For more information on detention procedures, please click here.  

After school, detentions up to 30 minutes in length can be set without prior warning.  However, we will expect students to let parents/carers know that they are going to be late leaving school for delays greater than 15 minutes where this might cause concern.  

For detentions greater than 30 minutes at the end of the day:  Parents/carers will usually receive an email or other contact the day before, and also be able to view these on IRIS where the detention is a Year, Department, School, Leadership or Key Stage Detention.  There may be occasions when the detention will be scheduled for after school on the same day; in these instances, parents/carers will be contacted during the school day so that they are aware of the detention and its reason.

Departmental detentions can be given for a range of matters including: lack of homework, BfL crosses, failing to meet the standards set by the school or the department code of conduct, failing to return reply slips after reminders.

Year detentions can be given for “out of lesson” offences such as: poor behaviour in the playground, rudeness, repeated failure to fulfil uniform requirements, bringing in banned items, repeated lateness to lessons/school.  They can also be given for forgetting equipment regularly or for failure to bring the school journal to school.

School detentions will also be given where students fail to attend other detentions or as part of a punishment for a more serious offence. School detentions take place each week and last for one hour. They are monitored by senior teachers and regarded as a serious sanction.

Leadership detentions are issued for failing to attend school detentions.  They are also issued for 60 minutes for those students that fail to attend department detentions. All other leadership detentions last for 90 minutes. These are administered by the Leadership Team of the school and is a very serious sanction. Failure to attend the leadership 90 minute detentions usually results in exclusion from school and the need to complete the leadership detention on return.

Key Stage detentions are rarely used, but will apply where the Deputy Headteacher deems them appropriate given the nature of the offence and other circumstances.  These are usually 2 hours in duration on a Friday evening. 

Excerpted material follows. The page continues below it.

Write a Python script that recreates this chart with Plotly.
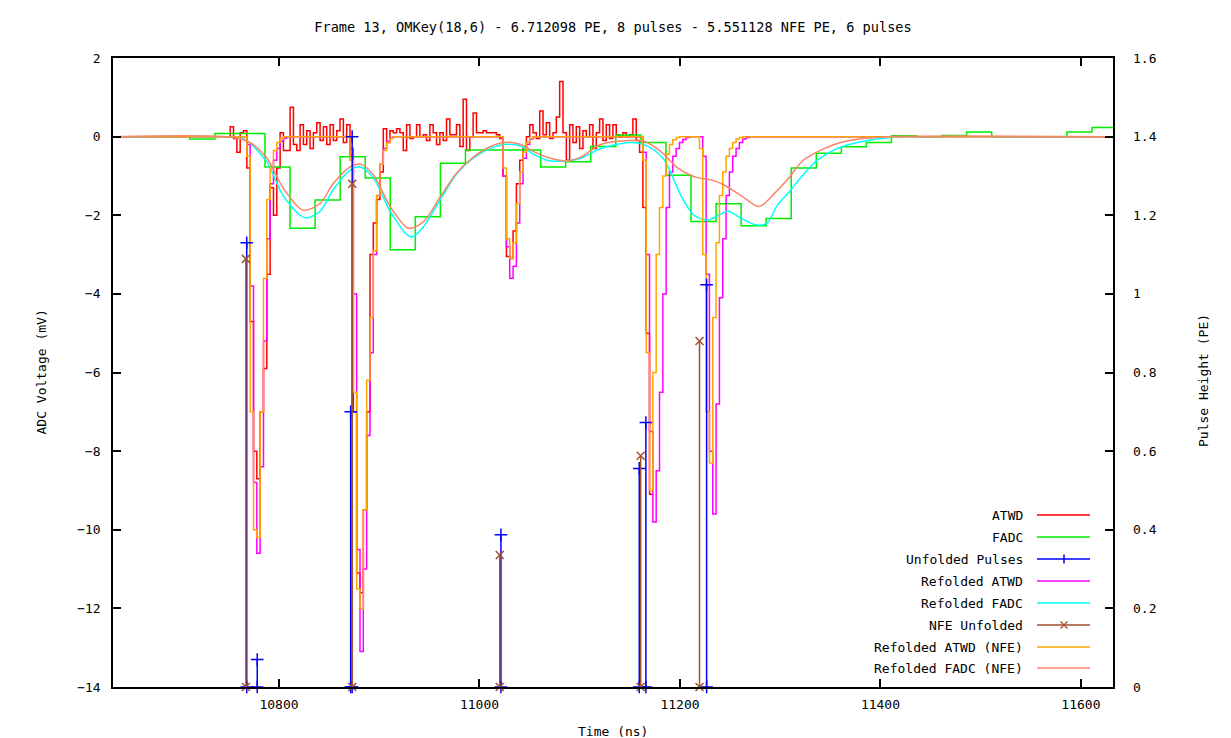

Where detentions are notified to parents/carers in advance, it should be noted that this notification is to inform parents/carers of the detention and the reason for it having been given.  The school does not require parent/carer agreement to set a detention for students.  However, if there are reasons why a particular date causes difficulty, then we would encourage parents/carers to let us know. 

Internal Exclusion

A serious misdemeanour will result in an internal exclusion where the child is isolated from their peers to work under staff supervision for the period of the exclusion. An internal exclusion may last for two periods or be up to two days. Parents/carers will be informed of any internal exclusion as part of the discussion of the circumstances. 

Leadership Exclusion:

Exclusion from school for a fixed term (or permanently) is the most serious sanction that the school can use. We therefore use it for behaviour that causes the school grave concern.However, the school uses supervised exclusion in school (leadership exclusion) in certain instances instead of exclusion from school. These are the first such incidents of this severity/nature where:

  • the student’s response gives reason to believe that this is a “one-off” incident of this type
  • the student has not received an exclusion for another offence within the last 12 months

or where there are particular cirumstances which make this response appropriate.

Exclusion from the School

Very serious offences such as: bullying, endangering the safety of others, wilful damage to property, open defiance, extreme rudeness, racism and repeated failure to meet our standards of behaviour will result in exclusion from the school and can only be authorised by the Headteacher.
Each exclusion is followed by a parent/carer interview at which the school will explain the reason for the exclusion and decide whether or not to re-admit the student.